The report: ‘Green Carbon, Black Trade: Illegal Logging, Tax Fraud and Laundering in the Worlds Tropical Forests. A Rapid Response Assessment’, released by INTERPOL and the UN Environment Programme (UNEP) in 2012, estimated that the total illegitimate global timber trade is worth between $30 and $100 billion annually.
The 2012 UNEP-INTERPOL report also contends that, ‘Illegal logging is not on the decline, rather it is becoming more advanced as cartels become better organized. Illegal logging accounts for between 15% and 30% of global timber trade… unless national authorities and law enforcement agencies develop responses commensurate with the scale and the complexity of the problem, the crimes of a minority can endanger not only the development of the majority, but also the innovative initiatives that are being implemented to reward those countries and communities that promote ecosystem services aimed at improving forest areas’.
In May 2017, some indigenous leaders in Nicaragua said that loggers offer weapons to their communities in exchange for illegally logging forests in their territory. “They say, ‘you have problems, give me 1,500 cubic meters of wood. We are going to facilitate weapons to you so you can fight against the colonists’”, Hilario Thompson, a representative of the indigenous party Yatama, said. The ‘colonists’ refers to people who occupy indigenous lands without permission.
According to data from Global Forest Watch, the Bosawás Biosphere Reserve lost about 6.5 percent of its tree cover between 2001 and 2014, mostly concentrated in the south.
UNESCO has expressed concern about the accelerated deforestation in Bosawas. Kathleen Rogers, President of the American organization Earth Day Network, has explained the importance of this biosphere reserve for the maintenance of stable climatic conditions throughout Nicaragua. “Tropical rain forests, being the most abundant sources of plant life on earth, play an important role as carbon sinks; trees and plants absorb carbon dioxide, and carbon remains ‘trapped’ in the wood and in the soil itself,” said Kathleen Rogers. “The Bosawas Reserve also helps to generate a cloud cover in the region that regulates the temperature, and that, at the same time, provides rain. The cloud cover is a vital barrier against extreme climates in the region”, she added.
According to biologist Jaime Incer Barquero: “The destruction of the Bosawas Biosphere would affect the entire Nicaragua, because, especially in this era of climate change, the forest can prevent natural calamities such as droughts and floods.

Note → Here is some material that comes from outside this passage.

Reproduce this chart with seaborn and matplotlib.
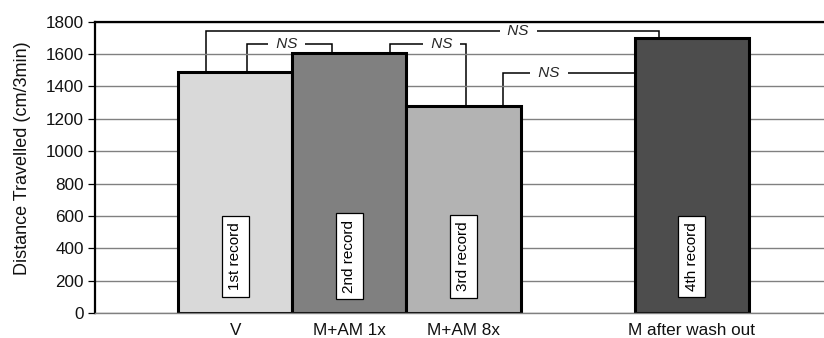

Forests, in fact, can soak up excess rainwater, preventing run-offs and damage from flooding. Plants and trees can also help provide clean water and mitigate the effects of droughts by releasing water in the dry season. Forests can even prevent droughts since they produce atmospheric moisture and therefore rainfalls”. They are also natural barriers that reduce the impact of wind and hurricanes.
Incer Barquero urged to halt the invasion of colonists in the reserve in order to prevent the destruction of the Bosawás. “Forests regenerate naturally, but this process takes years”, he said. “Reforestation is not the best solution. The succeeding forest could never have the same dimensions and biodiversity as the original forest. So human beings should protect what is left and let it regenerate naturally”. (N.A.)